(Entries with chart source code)
⁂
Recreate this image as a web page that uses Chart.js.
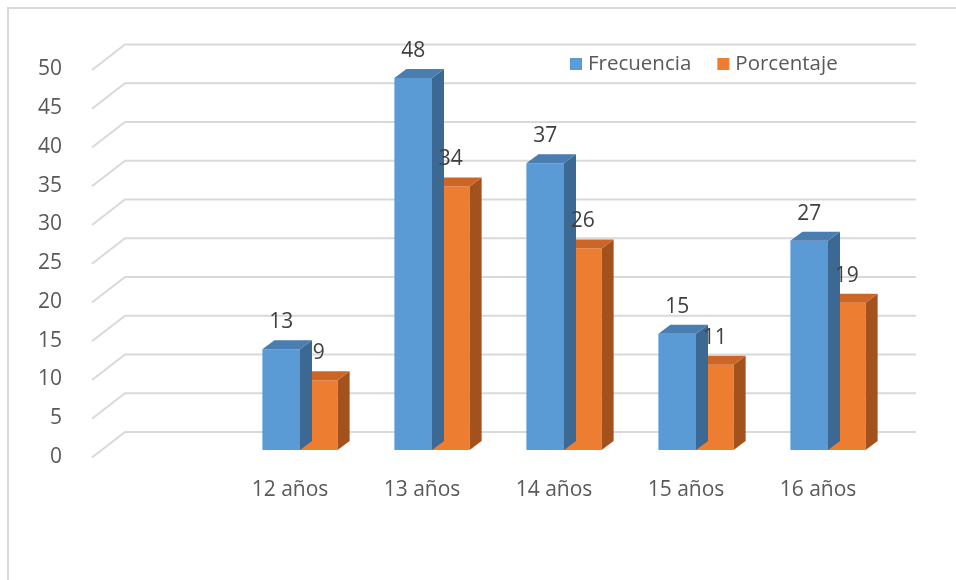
<!DOCTYPE html>
<html>
<head>
<meta charset="utf-8">
<script src="https://cdn.jsdelivr.net/npm/chart.js@4"></script>
<style>
  html, body { margin: 0; padding: 0; background: #fff; }
  #wrap { position: relative; width: 956px; height: 580px; overflow: hidden; }
  #frame { position: absolute; left: 7px; top: 7px; width: 1000px; height: 600px;
           border-top: 2px solid #d9d9d9; border-left: 2px solid #d9d9d9; }
  canvas { position: absolute; left: 0; top: 0; }
</style>
</head>
<body>
<div id="wrap">
  <div id="frame"></div>
  <canvas id="c" width="956" height="580"></canvas>
</div>
<script>
// ---- data ----
const categories = ["", "12 años", "13 años", "14 años", "15 años", "16 años"];
const frecuencia = [null, 13, 48, 37, 15, 27];
const porcentaje = [null, 9, 34, 26, 11, 19];
const seriesNames = ["Frecuencia", "Porcentaje"];

const FONT = "'Open Sans', 'Noto Sans', sans-serif";
const DEPTH_X = 12, DEPTH_Y = -9;
const faceColors = [
  { front: "#5B9BD5", top: "#4a7db0", side: "#3b6993" },
  { front: "#ED7D31", top: "#cc6526", side: "#a3521d" }
];

function shade3D(chart, dsIndex) {
  const ctx = chart.ctx;
  const meta = chart.getDatasetMeta(dsIndex);
  const col = faceColors[dsIndex];
  meta.data.forEach((bar, i) => {
    const v = chart.data.datasets[dsIndex].data[i];
    if (v === null || v === undefined) return;
    const half = bar.width / 2;
    const l = bar.x - half, r = bar.x + half, t = bar.y, b = bar.base;
    ctx.save();
    ctx.fillStyle = col.side;
    ctx.beginPath();
    ctx.moveTo(r, b); ctx.lineTo(r + DEPTH_X, b + DEPTH_Y);
    ctx.lineTo(r + DEPTH_X, t + DEPTH_Y); ctx.lineTo(r, t); ctx.closePath(); ctx.fill();
    ctx.fillStyle = col.top;
    ctx.beginPath();
    ctx.moveTo(l, t); ctx.lineTo(l + DEPTH_X, t + DEPTH_Y);
    ctx.lineTo(r + DEPTH_X, t + DEPTH_Y); ctx.lineTo(r, t); ctx.closePath(); ctx.fill();
    ctx.restore();
  });
}

const threeD = {
  id: "threeD",
  beforeDatasetsDraw(chart) {
    const ctx = chart.ctx, y = chart.scales.y, area = chart.chartArea;
    ctx.save();
    ctx.strokeStyle = "#d9d9d9";
    ctx.lineWidth = 2;
    y.ticks.forEach(tk => {
      const py = y.getPixelForValue(tk.value);
      ctx.beginPath();
      ctx.moveTo(area.left - 10, py + 7.5);
      ctx.lineTo(area.left + 23, py - 18);
      ctx.lineTo(area.right + 22, py - 18);
      ctx.stroke();
    });
    ctx.restore();
  },
  afterDatasetDraw(chart, args) {
    shade3D(chart, args.index);
  },
  afterDraw(chart) {
    const ctx = chart.ctx;
    ctx.save();
    ctx.font = "21px " + FONT;
    ctx.fillStyle = "#404040";
    ctx.textAlign = "center";
    ctx.textBaseline = "middle";
    chart.data.datasets.forEach((ds, di) => {
      chart.getDatasetMeta(di).data.forEach((bar, i) => {
        const v = ds.data[i];
        if (v === null || v === undefined) return;
        ctx.fillText(String(v), bar.x, bar.y - 27);
      });
    });
    ctx.font = "20.5px " + FONT;
    ctx.textAlign = "left";
    let x = 570;
    const ly = 64;
    chart.data.datasets.forEach((ds, di) => {
      ctx.fillStyle = ds.backgroundColor;
      ctx.fillRect(x, ly - 6, 12, 12);
      ctx.fillStyle = "#595959";
      ctx.fillText(ds.label, x + 18, ly);
      x += 18 + ctx.measureText(ds.label).width + 26;
    });
    ctx.restore();
  }
};

new Chart(document.getElementById("c"), {
  type: "bar",
  data: {
    labels: categories,
    datasets: [
      { label: seriesNames[0], data: frecuencia, backgroundColor: faceColors[0].front },
      { label: seriesNames[1], data: porcentaje, backgroundColor: faceColors[1].front }
    ]
  },
  options: {
    responsive: false,
    animation: false,
    devicePixelRatio: 1,
    layout: { padding: { top: 62.5, right: 62, left: 0, bottom: 0 } },
    datasets: { bar: { barPercentage: 1, categoryPercentage: 0.57 } },
    plugins: { legend: { display: false }, tooltip: { enabled: false } },
    scales: {
      x: {
        grid: { display: false }, border: { display: false },
        ticks: { color: "#595959", font: { family: FONT, size: 21 }, padding: 19, labelOffset: -10, maxRotation: 0 },
        afterFit(s) { s.height = 130; }
      },
      y: {
        min: 0, max: 50,
        grid: { display: false }, border: { display: false },
        ticks: { stepSize: 5, color: "#595959", font: { family: FONT, size: 21 }, padding: 32, labelOffset: 7 },
        afterFit(s) { s.width = 102; }
      }
    }
  },
  plugins: [threeD]
});
</script>
</body>
</html>
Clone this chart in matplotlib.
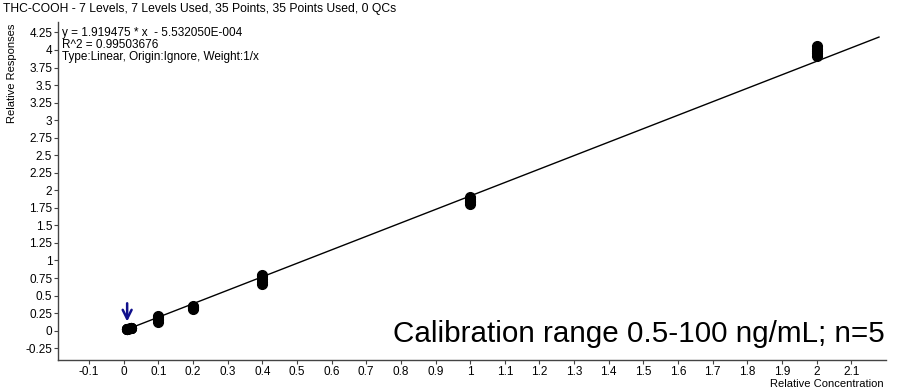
import matplotlib
matplotlib.use("Agg")
import matplotlib.pyplot as plt
import numpy as np

plt.rcParams["font.family"] = ["Liberation Sans", "DejaVu Sans"]

# Calibration levels (relative concentration) and five replicate responses each
levels = [0.01, 0.02, 0.1, 0.2, 0.4, 1.0, 2.0]
responses = [
    [0.018, 0.020, 0.022, 0.019, 0.021],
    [0.036, 0.038, 0.040, 0.035, 0.042],
    [0.21, 0.19, 0.17, 0.15, 0.13],
    [0.35, 0.34, 0.33, 0.32, 0.31],
    [0.80, 0.78, 0.74, 0.69, 0.67],
    [1.91, 1.88, 1.85, 1.83, 1.80],
    [4.06, 4.02, 3.98, 3.95, 3.91],
]

# Fit parameters
slope = 1.919475
intercept = -5.532050e-004
r2 = 0.99503676
fit_x = [0.01, 2.18]

x_ticks = [round(v, 1) for v in np.arange(-0.1, 2.15, 0.1)]
y_ticks = [-0.25, 0, 0.25, 0.5, 0.75, 1, 1.25, 1.5, 1.75, 2, 2.25, 2.5,
           2.75, 3, 3.25, 3.5, 3.75, 4, 4.25]


def fmt(v):
    return f"{v:g}"


fig = plt.figure(figsize=(9.04, 3.91), dpi=100)
ax = fig.add_axes([0.064, 0.079, 0.916, 0.865])

xs = np.array(fit_x)
ax.plot(xs, slope * xs + intercept, color="black", lw=1.0, zorder=2)

for lvl, reps in zip(levels, responses):
    ax.plot([lvl] * len(reps), reps, "o", color="black", ms=7.0, mec="black",
            zorder=3, clip_on=False)

# blue arrow pointing at the lowest calibrator
ax.annotate("", xy=(0.01, 0.13), xytext=(0.01, 0.39),
            arrowprops=dict(arrowstyle="->", color="#10108c", lw=1.8,
                            mutation_scale=16, shrinkA=0, shrinkB=0))

ax.set_xlim(-0.19, 2.2)
ax.set_ylim(-0.42, 4.40)
ax.set_xticks(x_ticks)
ax.set_xticklabels([fmt(v) for v in x_ticks], fontsize=8.5)
ax.set_yticks(y_ticks)
ax.set_yticklabels([fmt(v) for v in y_ticks], fontsize=8.5)
ax.tick_params(length=3, width=0.8, color="#444444", pad=1)

for side in ["top", "right"]:
    ax.spines[side].set_visible(False)
for side in ["left", "bottom"]:
    ax.spines[side].set_color("#444444")
    ax.spines[side].set_linewidth(1.0)

fig.text(0.003, 0.978, "THC-COOH - 7 Levels, 7 Levels Used, 35 Points, 35 Points Used, 0 QCs",
         fontsize=8.7, va="center", ha="left")
ax.text(0.005, 0.985,
        f"y = {slope} * x  - 5.532050E-004\nR^2 = {r2:.8f}\nType:Linear, Origin:Ignore, Weight:1/x",
        transform=ax.transAxes, fontsize=8.5, va="top", ha="left", linespacing=1.0)

fig.text(0.013, 0.94, "Relative Responses", rotation=90, fontsize=8,
         va="top", ha="center")
fig.text(0.978, 0.018, "Relative Concentration", fontsize=8,
         va="center", ha="right")

ax.text(0.999, 0.035, "Calibration range 0.5-100 ng/mL; n=5",
        transform=ax.transAxes, fontsize=21.3, ha="right", va="bottom")

fig.savefig("out.png", dpi=100)
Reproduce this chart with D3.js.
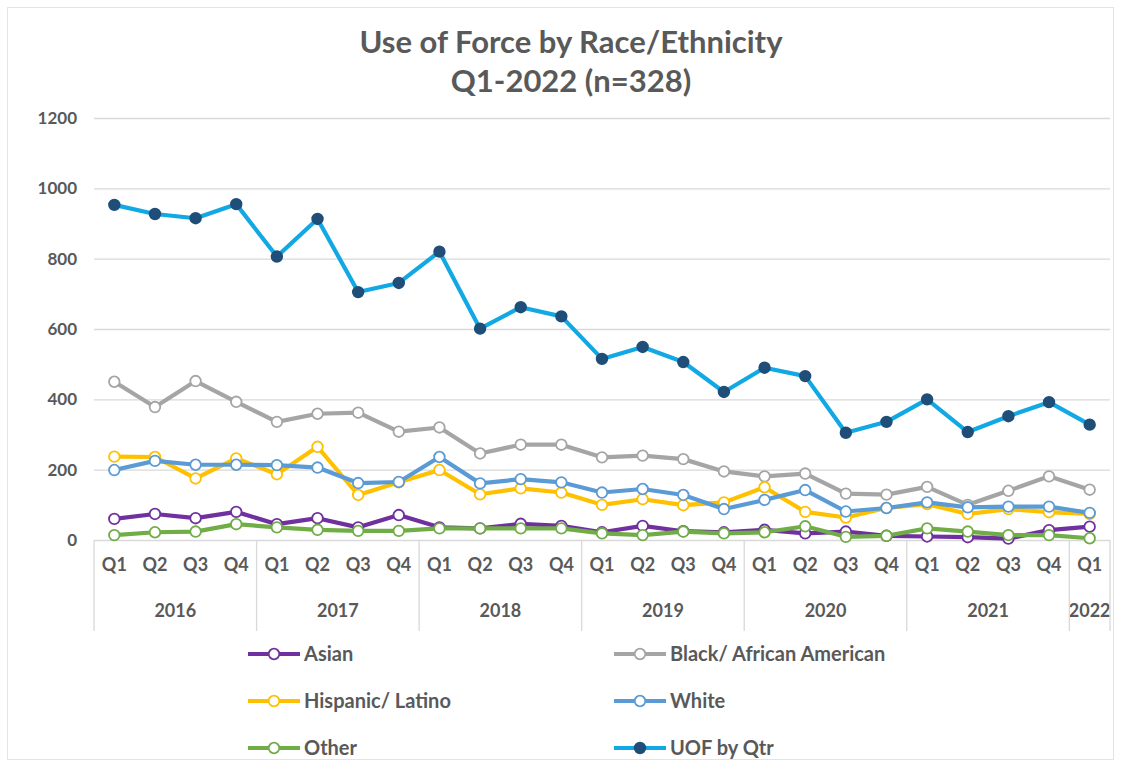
⁂
• _Problem to work on_:
Your task is to transcribe exactly the lines starting at the line that contains "Clone this chart in matplotlib." and ending at the line that contains "ax.spines[side].set_linewidth(1.0)", both included. Leave out the pictures.

• _Result of this task_:
Clone this chart in matplotlib.
import matplotlib
matplotlib.use("Agg")
import matplotlib.pyplot as plt
import numpy as np

plt.rcParams["font.family"] = ["Liberation Sans", "DejaVu Sans"]

# Calibration levels (relative concentration) and five replicate responses each
levels = [0.01, 0.02, 0.1, 0.2, 0.4, 1.0, 2.0]
responses = [
    [0.018, 0.020, 0.022, 0.019, 0.021],
    [0.036, 0.038, 0.040, 0.035, 0.042],
    [0.21, 0.19, 0.17, 0.15, 0.13],
    [0.35, 0.34, 0.33, 0.32, 0.31],
    [0.80, 0.78, 0.74, 0.69, 0.67],
    [1.91, 1.88, 1.85, 1.83, 1.80],
    [4.06, 4.02, 3.98, 3.95, 3.91],
]

# Fit parameters
slope = 1.919475
intercept = -5.532050e-004
r2 = 0.99503676
fit_x = [0.01, 2.18]

x_ticks = [round(v, 1) for v in np.arange(-0.1, 2.15, 0.1)]
y_ticks = [-0.25, 0, 0.25, 0.5, 0.75, 1, 1.25, 1.5, 1.75, 2, 2.25, 2.5,
           2.75, 3, 3.25, 3.5, 3.75, 4, 4.25]


def fmt(v):
    return f"{v:g}"


fig = plt.figure(figsize=(9.04, 3.91), dpi=100)
ax = fig.add_axes([0.064, 0.079, 0.916, 0.865])

xs = np.array(fit_x)
ax.plot(xs, slope * xs + intercept, color="black", lw=1.0, zorder=2)

for lvl, reps in zip(levels, responses):
    ax.plot([lvl] * len(reps), reps, "o", color="black", ms=7.0, mec="black",
            zorder=3, clip_on=False)

# blue arrow pointing at the lowest calibrator
ax.annotate("", xy=(0.01, 0.13), xytext=(0.01, 0.39),
            arrowprops=dict(arrowstyle="->", color="#10108c", lw=1.8,
                            mutation_scale=16, shrinkA=0, shrinkB=0))

ax.set_xlim(-0.19, 2.2)
ax.set_ylim(-0.42, 4.40)
ax.set_xticks(x_ticks)
ax.set_xticklabels([fmt(v) for v in x_ticks], fontsize=8.5)
ax.set_yticks(y_ticks)
ax.set_yticklabels([fmt(v) for v in y_ticks], fontsize=8.5)
ax.tick_params(length=3, width=0.8, color="#444444", pad=1)

for side in ["top", "right"]:
    ax.spines[side].set_visible(False)
for side in ["left", "bottom"]:
    ax.spines[side].set_color("#444444")
    ax.spines[side].set_linewidth(1.0)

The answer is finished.